**WORK TO COMPLETE**
Will you print the material below without altering a single character?

**SUPPLIED DATA**
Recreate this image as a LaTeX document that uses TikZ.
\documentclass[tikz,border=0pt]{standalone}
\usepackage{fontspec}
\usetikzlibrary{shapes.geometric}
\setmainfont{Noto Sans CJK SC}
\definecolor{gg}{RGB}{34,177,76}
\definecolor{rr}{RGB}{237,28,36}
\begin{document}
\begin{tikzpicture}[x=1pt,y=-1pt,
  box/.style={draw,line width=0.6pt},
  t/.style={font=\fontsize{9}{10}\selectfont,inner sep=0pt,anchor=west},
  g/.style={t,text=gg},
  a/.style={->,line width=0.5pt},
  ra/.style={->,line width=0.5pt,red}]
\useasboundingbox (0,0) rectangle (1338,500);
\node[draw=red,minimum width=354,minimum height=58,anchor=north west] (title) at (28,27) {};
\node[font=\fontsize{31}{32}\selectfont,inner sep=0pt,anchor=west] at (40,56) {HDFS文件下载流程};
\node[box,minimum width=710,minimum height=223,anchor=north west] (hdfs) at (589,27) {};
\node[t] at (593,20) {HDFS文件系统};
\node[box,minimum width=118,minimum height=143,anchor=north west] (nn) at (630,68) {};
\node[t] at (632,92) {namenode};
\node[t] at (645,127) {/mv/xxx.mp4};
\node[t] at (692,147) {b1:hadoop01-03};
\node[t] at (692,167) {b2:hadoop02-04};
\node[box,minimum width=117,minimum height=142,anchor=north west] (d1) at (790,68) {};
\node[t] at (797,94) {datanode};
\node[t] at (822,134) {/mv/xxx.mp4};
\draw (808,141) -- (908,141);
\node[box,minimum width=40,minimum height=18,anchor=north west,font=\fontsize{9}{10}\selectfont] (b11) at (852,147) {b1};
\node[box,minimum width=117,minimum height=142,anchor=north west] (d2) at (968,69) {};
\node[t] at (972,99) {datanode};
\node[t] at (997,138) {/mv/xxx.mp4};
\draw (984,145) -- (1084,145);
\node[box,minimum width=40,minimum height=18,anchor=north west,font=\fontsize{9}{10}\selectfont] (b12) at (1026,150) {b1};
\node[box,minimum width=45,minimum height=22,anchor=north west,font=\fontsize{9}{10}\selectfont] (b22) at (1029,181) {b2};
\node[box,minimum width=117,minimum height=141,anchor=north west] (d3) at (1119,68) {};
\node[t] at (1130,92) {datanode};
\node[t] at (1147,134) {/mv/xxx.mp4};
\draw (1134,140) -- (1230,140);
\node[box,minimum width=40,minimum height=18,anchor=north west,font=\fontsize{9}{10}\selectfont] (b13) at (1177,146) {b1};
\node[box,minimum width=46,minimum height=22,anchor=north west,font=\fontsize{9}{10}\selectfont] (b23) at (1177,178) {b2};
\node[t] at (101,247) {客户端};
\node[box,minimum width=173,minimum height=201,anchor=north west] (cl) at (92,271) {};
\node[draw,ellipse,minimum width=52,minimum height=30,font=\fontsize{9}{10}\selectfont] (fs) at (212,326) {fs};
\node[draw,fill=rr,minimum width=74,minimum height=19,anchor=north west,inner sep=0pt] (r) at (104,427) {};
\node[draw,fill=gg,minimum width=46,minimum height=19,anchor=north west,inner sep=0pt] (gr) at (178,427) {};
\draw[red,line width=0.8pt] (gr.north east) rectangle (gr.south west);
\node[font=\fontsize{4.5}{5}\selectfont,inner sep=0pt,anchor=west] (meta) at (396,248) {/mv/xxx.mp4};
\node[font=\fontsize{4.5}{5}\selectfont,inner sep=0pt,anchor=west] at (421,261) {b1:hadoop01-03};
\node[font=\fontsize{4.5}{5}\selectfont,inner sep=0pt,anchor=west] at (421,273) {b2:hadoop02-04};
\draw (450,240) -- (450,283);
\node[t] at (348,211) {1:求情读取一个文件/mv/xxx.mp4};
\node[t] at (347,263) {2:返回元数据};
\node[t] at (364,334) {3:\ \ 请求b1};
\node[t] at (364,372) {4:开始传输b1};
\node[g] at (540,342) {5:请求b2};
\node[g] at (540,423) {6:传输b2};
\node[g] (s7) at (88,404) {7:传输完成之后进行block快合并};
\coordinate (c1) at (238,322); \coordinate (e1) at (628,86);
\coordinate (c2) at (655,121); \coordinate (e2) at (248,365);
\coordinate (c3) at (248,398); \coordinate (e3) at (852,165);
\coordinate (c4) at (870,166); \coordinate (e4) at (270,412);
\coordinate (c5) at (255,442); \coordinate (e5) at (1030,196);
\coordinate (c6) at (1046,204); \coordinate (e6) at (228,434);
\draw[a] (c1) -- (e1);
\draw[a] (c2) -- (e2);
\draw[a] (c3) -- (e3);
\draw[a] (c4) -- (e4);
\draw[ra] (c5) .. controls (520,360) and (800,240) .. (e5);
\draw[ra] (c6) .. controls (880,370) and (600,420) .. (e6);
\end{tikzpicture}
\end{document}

**THE REPLY**
Recreate this image as a LaTeX document that uses TikZ.
\documentclass[tikz,border=0pt]{standalone}
\usepackage{fontspec}
\usetikzlibrary{shapes.geometric}
\setmainfont{Noto Sans CJK SC}
\definecolor{gg}{RGB}{34,177,76}
\definecolor{rr}{RGB}{237,28,36}
\begin{document}
\begin{tikzpicture}[x=1pt,y=-1pt,
  box/.style={draw,line width=0.6pt},
  t/.style={font=\fontsize{9}{10}\selectfont,inner sep=0pt,anchor=west},
  g/.style={t,text=gg},
  a/.style={->,line width=0.5pt},
  ra/.style={->,line width=0.5pt,red}]
\useasboundingbox (0,0) rectangle (1338,500);
\node[draw=red,minimum width=354,minimum height=58,anchor=north west] (title) at (28,27) {};
\node[font=\fontsize{31}{32}\selectfont,inner sep=0pt,anchor=west] at (40,56) {HDFS文件下载流程};
\node[box,minimum width=710,minimum height=223,anchor=north west] (hdfs) at (589,27) {};
\node[t] at (593,20) {HDFS文件系统};
\node[box,minimum width=118,minimum height=143,anchor=north west] (nn) at (630,68) {};
\node[t] at (632,92) {namenode};
\node[t] at (645,127) {/mv/xxx.mp4};
\node[t] at (692,147) {b1:hadoop01-03};
\node[t] at (692,167) {b2:hadoop02-04};
\node[box,minimum width=117,minimum height=142,anchor=north west] (d1) at (790,68) {};
\node[t] at (797,94) {datanode};
\node[t] at (822,134) {/mv/xxx.mp4};
\draw (808,141) -- (908,141);
\node[box,minimum width=40,minimum height=18,anchor=north west,font=\fontsize{9}{10}\selectfont] (b11) at (852,147) {b1};
\node[box,minimum width=117,minimum height=142,anchor=north west] (d2) at (968,69) {};
\node[t] at (972,99) {datanode};
\node[t] at (997,138) {/mv/xxx.mp4};
\draw (984,145) -- (1084,145);
\node[box,minimum width=40,minimum height=18,anchor=north west,font=\fontsize{9}{10}\selectfont] (b12) at (1026,150) {b1};
\node[box,minimum width=45,minimum height=22,anchor=north west,font=\fontsize{9}{10}\selectfont] (b22) at (1029,181) {b2};
\node[box,minimum width=117,minimum height=141,anchor=north west] (d3) at (1119,68) {};
\node[t] at (1130,92) {datanode};
\node[t] at (1147,134) {/mv/xxx.mp4};
\draw (1134,140) -- (1230,140);
\node[box,minimum width=40,minimum height=18,anchor=north west,font=\fontsize{9}{10}\selectfont] (b13) at (1177,146) {b1};
\node[box,minimum width=46,minimum height=22,anchor=north west,font=\fontsize{9}{10}\selectfont] (b23) at (1177,178) {b2};
\node[t] at (101,247) {客户端};
\node[box,minimum width=173,minimum height=201,anchor=north west] (cl) at (92,271) {};
\node[draw,ellipse,minimum width=52,minimum height=30,font=\fontsize{9}{10}\selectfont] (fs) at (212,326) {fs};
\node[draw,fill=rr,minimum width=74,minimum height=19,anchor=north west,inner sep=0pt] (r) at (104,427) {};
\node[draw,fill=gg,minimum width=46,minimum height=19,anchor=north west,inner sep=0pt] (gr) at (178,427) {};
\draw[red,line width=0.8pt] (gr.north east) rectangle (gr.south west);
\node[font=\fontsize{4.5}{5}\selectfont,inner sep=0pt,anchor=west] (meta) at (396,248) {/mv/xxx.mp4};
\node[font=\fontsize{4.5}{5}\selectfont,inner sep=0pt,anchor=west] at (421,261) {b1:hadoop01-03};
\node[font=\fontsize{4.5}{5}\selectfont,inner sep=0pt,anchor=west] at (421,273) {b2:hadoop02-04};
\draw (450,240) -- (450,283);
\node[t] at (348,211) {1:求情读取一个文件/mv/xxx.mp4};
\node[t] at (347,263) {2:返回元数据};
\node[t] at (364,334) {3:\ \ 请求b1};
\node[t] at (364,372) {4:开始传输b1};
\node[g] at (540,342) {5:请求b2};
\node[g] at (540,423) {6:传输b2};
\node[g] (s7) at (88,404) {7:传输完成之后进行block快合并};
\coordinate (c1) at (238,322); \coordinate (e1) at (628,86);
\coordinate (c2) at (655,121); \coordinate (e2) at (248,365);
\coordinate (c3) at (248,398); \coordinate (e3) at (852,165);
\coordinate (c4) at (870,166); \coordinate (e4) at (270,412);
\coordinate (c5) at (255,442); \coordinate (e5) at (1030,196);
\coordinate (c6) at (1046,204); \coordinate (e6) at (228,434);
\draw[a] (c1) -- (e1);
\draw[a] (c2) -- (e2);
\draw[a] (c3) -- (e3);
\draw[a] (c4) -- (e4);
\draw[ra] (c5) .. controls (520,360) and (800,240) .. (e5);
\draw[ra] (c6) .. controls (880,370) and (600,420) .. (e6);
\end{tikzpicture}
\end{document}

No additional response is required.